**WORK INSTRUCTIONS**: Starting at the first line of the listing below, repeat each line up to and including the one containing "0, -0.5, -1.5];". Leave out pictures.

**DATA EXTRACT**:

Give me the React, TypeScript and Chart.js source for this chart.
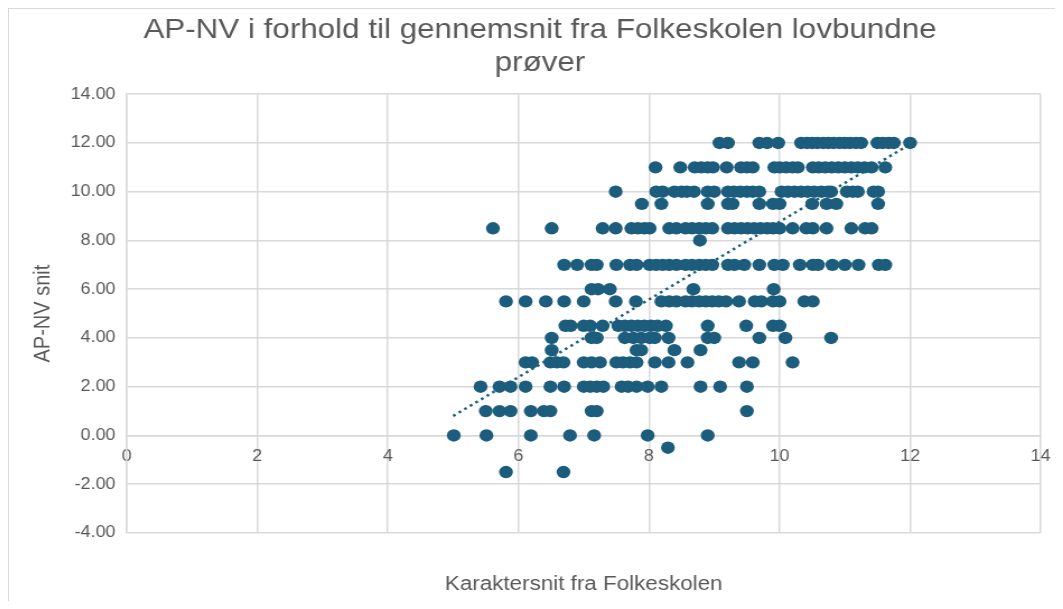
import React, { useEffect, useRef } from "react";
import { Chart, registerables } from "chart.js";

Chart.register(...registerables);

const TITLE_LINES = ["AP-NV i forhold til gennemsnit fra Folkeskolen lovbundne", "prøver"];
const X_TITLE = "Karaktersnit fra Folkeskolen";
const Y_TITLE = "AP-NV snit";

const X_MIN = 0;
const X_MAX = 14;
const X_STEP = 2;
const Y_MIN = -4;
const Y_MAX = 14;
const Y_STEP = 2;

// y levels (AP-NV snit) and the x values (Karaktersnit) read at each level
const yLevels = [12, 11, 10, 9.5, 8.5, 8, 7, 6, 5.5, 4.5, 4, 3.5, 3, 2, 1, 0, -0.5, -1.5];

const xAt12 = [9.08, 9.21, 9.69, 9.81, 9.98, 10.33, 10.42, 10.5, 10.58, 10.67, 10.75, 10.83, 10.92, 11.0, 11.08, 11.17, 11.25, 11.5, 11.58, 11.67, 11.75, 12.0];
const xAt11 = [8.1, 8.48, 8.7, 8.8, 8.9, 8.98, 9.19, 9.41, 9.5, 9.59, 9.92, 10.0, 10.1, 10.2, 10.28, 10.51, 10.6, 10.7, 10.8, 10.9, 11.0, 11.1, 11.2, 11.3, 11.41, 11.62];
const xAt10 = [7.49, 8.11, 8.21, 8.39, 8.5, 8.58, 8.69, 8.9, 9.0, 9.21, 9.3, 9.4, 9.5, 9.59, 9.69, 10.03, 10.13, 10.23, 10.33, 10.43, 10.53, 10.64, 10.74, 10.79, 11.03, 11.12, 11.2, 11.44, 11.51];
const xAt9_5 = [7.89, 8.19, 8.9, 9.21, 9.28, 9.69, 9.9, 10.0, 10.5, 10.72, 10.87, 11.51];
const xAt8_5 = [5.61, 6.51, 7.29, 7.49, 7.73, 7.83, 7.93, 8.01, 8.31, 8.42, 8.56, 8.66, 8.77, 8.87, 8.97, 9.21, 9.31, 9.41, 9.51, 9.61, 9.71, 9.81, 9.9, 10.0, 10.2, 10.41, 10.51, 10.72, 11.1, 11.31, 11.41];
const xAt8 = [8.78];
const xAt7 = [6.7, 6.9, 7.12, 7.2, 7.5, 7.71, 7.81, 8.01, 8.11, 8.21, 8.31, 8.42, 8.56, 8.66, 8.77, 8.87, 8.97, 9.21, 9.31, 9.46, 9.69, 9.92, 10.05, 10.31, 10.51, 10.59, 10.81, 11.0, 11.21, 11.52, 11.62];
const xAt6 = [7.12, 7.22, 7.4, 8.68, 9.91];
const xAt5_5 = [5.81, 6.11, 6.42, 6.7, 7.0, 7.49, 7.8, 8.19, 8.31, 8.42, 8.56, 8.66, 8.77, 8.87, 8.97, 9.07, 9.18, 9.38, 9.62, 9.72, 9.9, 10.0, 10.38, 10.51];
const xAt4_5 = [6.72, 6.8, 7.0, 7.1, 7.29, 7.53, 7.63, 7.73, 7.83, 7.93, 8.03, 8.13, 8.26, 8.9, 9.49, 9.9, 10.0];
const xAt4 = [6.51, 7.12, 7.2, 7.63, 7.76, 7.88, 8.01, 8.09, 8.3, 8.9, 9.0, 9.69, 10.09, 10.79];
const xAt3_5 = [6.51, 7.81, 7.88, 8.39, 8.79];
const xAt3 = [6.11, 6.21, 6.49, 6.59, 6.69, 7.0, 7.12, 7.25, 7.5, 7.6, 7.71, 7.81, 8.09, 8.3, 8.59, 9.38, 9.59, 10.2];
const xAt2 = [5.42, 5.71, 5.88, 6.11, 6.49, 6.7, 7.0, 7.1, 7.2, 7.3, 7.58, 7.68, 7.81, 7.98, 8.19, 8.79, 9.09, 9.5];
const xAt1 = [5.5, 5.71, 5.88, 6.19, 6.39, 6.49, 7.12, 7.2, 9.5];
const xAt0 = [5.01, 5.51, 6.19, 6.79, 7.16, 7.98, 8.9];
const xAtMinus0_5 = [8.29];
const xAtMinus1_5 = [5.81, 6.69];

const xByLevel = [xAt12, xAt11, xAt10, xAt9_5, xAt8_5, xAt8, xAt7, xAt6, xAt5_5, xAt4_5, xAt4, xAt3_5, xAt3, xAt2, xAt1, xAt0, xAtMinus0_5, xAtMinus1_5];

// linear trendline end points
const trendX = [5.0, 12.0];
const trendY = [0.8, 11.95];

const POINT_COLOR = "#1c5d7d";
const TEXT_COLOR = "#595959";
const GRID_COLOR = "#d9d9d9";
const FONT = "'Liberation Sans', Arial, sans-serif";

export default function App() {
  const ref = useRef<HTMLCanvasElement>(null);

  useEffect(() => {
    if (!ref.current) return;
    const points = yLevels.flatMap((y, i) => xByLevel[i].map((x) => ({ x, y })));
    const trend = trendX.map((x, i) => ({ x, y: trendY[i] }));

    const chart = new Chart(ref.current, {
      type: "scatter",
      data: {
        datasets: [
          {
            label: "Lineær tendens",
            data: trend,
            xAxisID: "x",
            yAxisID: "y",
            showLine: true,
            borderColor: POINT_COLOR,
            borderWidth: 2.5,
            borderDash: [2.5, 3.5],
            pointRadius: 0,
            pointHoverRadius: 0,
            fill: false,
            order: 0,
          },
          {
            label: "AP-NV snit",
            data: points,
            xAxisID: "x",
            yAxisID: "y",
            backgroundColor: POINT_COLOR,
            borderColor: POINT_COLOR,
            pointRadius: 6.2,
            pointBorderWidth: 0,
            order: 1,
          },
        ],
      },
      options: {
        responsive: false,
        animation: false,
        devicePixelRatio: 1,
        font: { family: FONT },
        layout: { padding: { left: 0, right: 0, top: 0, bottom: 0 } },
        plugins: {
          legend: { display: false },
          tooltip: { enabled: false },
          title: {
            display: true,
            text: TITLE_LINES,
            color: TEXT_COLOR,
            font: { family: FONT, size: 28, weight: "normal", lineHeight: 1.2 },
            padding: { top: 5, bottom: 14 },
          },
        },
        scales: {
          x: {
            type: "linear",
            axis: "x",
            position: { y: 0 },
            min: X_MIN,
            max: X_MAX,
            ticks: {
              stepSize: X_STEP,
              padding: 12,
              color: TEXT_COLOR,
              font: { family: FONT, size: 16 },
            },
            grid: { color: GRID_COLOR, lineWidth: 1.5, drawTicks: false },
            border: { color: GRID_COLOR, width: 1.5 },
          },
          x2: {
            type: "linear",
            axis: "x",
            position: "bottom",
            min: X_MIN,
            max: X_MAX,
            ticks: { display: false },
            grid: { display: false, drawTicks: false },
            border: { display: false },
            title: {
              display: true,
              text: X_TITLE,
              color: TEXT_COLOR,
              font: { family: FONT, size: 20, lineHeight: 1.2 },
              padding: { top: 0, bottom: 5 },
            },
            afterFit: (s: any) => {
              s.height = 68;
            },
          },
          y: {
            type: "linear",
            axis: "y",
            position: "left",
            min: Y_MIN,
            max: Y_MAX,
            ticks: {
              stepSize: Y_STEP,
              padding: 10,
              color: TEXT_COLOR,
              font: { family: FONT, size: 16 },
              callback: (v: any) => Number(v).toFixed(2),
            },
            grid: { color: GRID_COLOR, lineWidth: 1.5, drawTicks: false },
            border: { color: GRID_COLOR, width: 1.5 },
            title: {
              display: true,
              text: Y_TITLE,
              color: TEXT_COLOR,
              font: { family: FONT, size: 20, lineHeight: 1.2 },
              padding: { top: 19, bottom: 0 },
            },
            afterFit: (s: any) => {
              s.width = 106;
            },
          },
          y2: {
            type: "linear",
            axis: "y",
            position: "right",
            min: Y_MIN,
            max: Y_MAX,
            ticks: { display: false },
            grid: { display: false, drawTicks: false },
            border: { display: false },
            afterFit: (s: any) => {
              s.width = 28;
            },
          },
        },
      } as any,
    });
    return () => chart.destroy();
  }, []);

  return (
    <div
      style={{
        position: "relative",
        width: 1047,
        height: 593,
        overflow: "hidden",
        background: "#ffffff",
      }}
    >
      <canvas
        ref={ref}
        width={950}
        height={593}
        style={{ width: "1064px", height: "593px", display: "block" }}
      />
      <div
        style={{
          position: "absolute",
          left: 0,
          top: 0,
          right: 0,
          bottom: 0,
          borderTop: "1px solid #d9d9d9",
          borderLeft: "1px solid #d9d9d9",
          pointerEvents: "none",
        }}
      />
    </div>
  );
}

**SOLVED PROBLEM**:
Give me the React, TypeScript and Chart.js source for this chart.
import React, { useEffect, useRef } from "react";
import { Chart, registerables } from "chart.js";

Chart.register(...registerables);

const TITLE_LINES = ["AP-NV i forhold til gennemsnit fra Folkeskolen lovbundne", "prøver"];
const X_TITLE = "Karaktersnit fra Folkeskolen";
const Y_TITLE = "AP-NV snit";

const X_MIN = 0;
const X_MAX = 14;
const X_STEP = 2;
const Y_MIN = -4;
const Y_MAX = 14;
const Y_STEP = 2;

// y levels (AP-NV snit) and the x values (Karaktersnit) read at each level
const yLevels = [12, 11, 10, 9.5, 8.5, 8, 7, 6, 5.5, 4.5, 4, 3.5, 3, 2, 1, 0, -0.5, -1.5];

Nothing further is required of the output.